Requirements: Begin at the first line of the data and copy each line through the one containing "plt.rcParams['font.family'] = ['Lato', 'DejaVu", that line included, with no pictures.

Dataset section:
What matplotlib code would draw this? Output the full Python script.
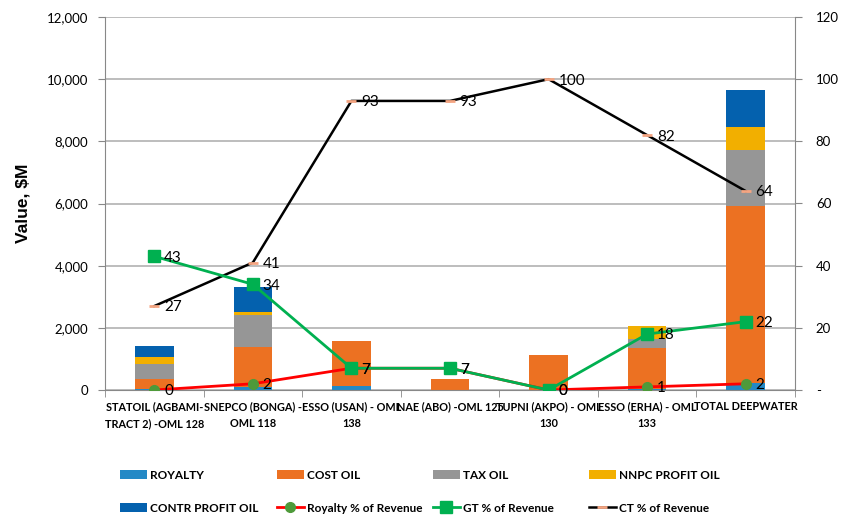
import numpy as np
import matplotlib
matplotlib.use("Agg")
import matplotlib.pyplot as plt

plt.rcParams['font.family'] = ['Lato', 'DejaVu Sans']

# data
fields = ["STATOIL (AGBAMI-\nTRACT 2) -OML 128", "SNEPCO (BONGA) -\nOML 118",
          "ESSO (USAN) - OML\n138", "NAE (ABO) -OML 125",
          "TUPNI (AKPO) - OML\n130", "ESSO (ERHA) - OML\n133", "TOTAL DEEPWATER"]
royalty = [20, 85, 130, 0, 0, 20, 215]
cost_oil = [330, 1290, 1445, 340, 1125, 1340, 5710]
tax_oil = [500, 1040, 0, 0, 0, 270, 1790]
nnpc_profit = [200, 85, 0, 0, 0, 430, 750]
contr_profit = [380, 815, 0, 0, 0, 0, 1180]
royalty_pct = [0, 2, 7, 7, 0, 1, 2]
gt_pct = [43, 34, 7, 7, 0, 18, 22]
ct_pct = [27, 41, 93, 93, 100, 82, 64]

bar_names = ["ROYALTY", "COST OIL", "TAX OIL", "NNPC PROFIT OIL", "CONTR PROFIT OIL"]
bar_colors = ["#2389C6", "#EC7122", "#969696", "#F2AF00", "#0461AE"]

fig = plt.figure(figsize=(8.42, 5.17), dpi=100)
ax = fig.add_axes([105/842, 1 - 390/517, 690/842, 373/517])
x = np.arange(len(fields))

bottom = np.zeros(len(fields))
bars = []
for vals, name, col in zip([royalty, cost_oil, tax_oil, nnpc_profit, contr_profit], bar_names, bar_colors):
    b = ax.bar(x, vals, 0.39, bottom=bottom, color=col, label=name, zorder=2)
    bars.append(b)
    bottom += np.array(vals)

ax.set_xlim(-0.5, len(fields) - 0.5)
ax.set_ylim(0, 12000)
ax.set_yticks(np.arange(0, 12001, 2000))
ax.set_yticklabels([f"{v:,}" for v in range(0, 12001, 2000)], fontsize=9.5)
ax.yaxis.grid(True, color="#BDBDBD", linewidth=1.4, zorder=0)
ax.set_axisbelow(True)
ax.set_xticks(x)
ax.set_xticklabels(fields, fontsize=7.8, fontweight="bold", linespacing=1.7)
ax.set_xticks(np.arange(-0.5, len(fields), 1), minor=True)
ax.tick_params(axis="x", which="major", length=0, pad=8)
ax.tick_params(axis="x", which="minor", length=5, color="#888888")
ax.tick_params(axis="y", length=5, color="#888888", pad=7)
for s in ["top", "right"]:
    ax.spines[s].set_visible(False)
ax.spines["left"].set_color("#888888")
ax.spines["bottom"].set_color("#888888")
ax.set_ylabel("Value, $M", fontsize=12.5, fontweight="bold", family="Liberation Sans", labelpad=12)

ax2 = ax.twinx()
ax2.set_ylim(0, 120)
ax2.set_yticks(np.arange(0, 121, 20))
ax2.set_yticklabels(["-"] + [str(v) for v in range(20, 121, 20)], fontsize=9.5)
ax2.tick_params(axis="y", length=5, color="#888888", pad=10)
for s in ["top", "left", "bottom"]:
    ax2.spines[s].set_visible(False)
ax2.spines["right"].set_color("#888888")

l_ct, = ax2.plot(x, ct_pct, color="black", lw=1.8, marker="_", ms=7, mew=2,
                 mec="#F4A582", label="CT % of Revenue", zorder=3)
l_roy, = ax2.plot(x, royalty_pct, color="#FF0000", lw=2, marker="o", ms=7,
                  mfc="#4E9A3A", mec="#4E9A3A", label="Royalty % of Revenue", zorder=4)
l_gt, = ax2.plot(x, gt_pct, color="#00B050", lw=2, marker="s", ms=8,
                 mfc="#00B050", mec="#00B050", label="GT % of Revenue", zorder=5)

for series in [ct_pct, royalty_pct, gt_pct]:
    for xi, v in zip(x, series):
        ax2.annotate(str(v), (xi, v), xytext=(7, -1), textcoords="offset points",
                     ha="left", va="center", fontsize=11, zorder=6)

# legend: four columns of two entries each
columns = [(bars[0], bars[4]), (bars[1], l_roy), (bars[2], l_gt), (bars[3], l_ct)]
col_x = [115, 272, 428, 584]
for cx, hs in zip(col_x, columns):
    fig.legend(hs, [h.get_label() for h in hs], loc="upper left",
               bbox_to_anchor=(cx/842, 1 - 465/517), frameon=False,
               prop={"weight": "bold", "size": 8.5}, handlelength=2.3,
               handletextpad=0.25, labelspacing=1.85, borderaxespad=0)

fig.savefig("out.png", dpi=100)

Solution for this exercise:
What matplotlib code would draw this? Output the full Python script.
import numpy as np
import matplotlib
matplotlib.use("Agg")
import matplotlib.pyplot as plt

plt.rcParams['font.family'] = ['Lato', 'DejaVu Sans']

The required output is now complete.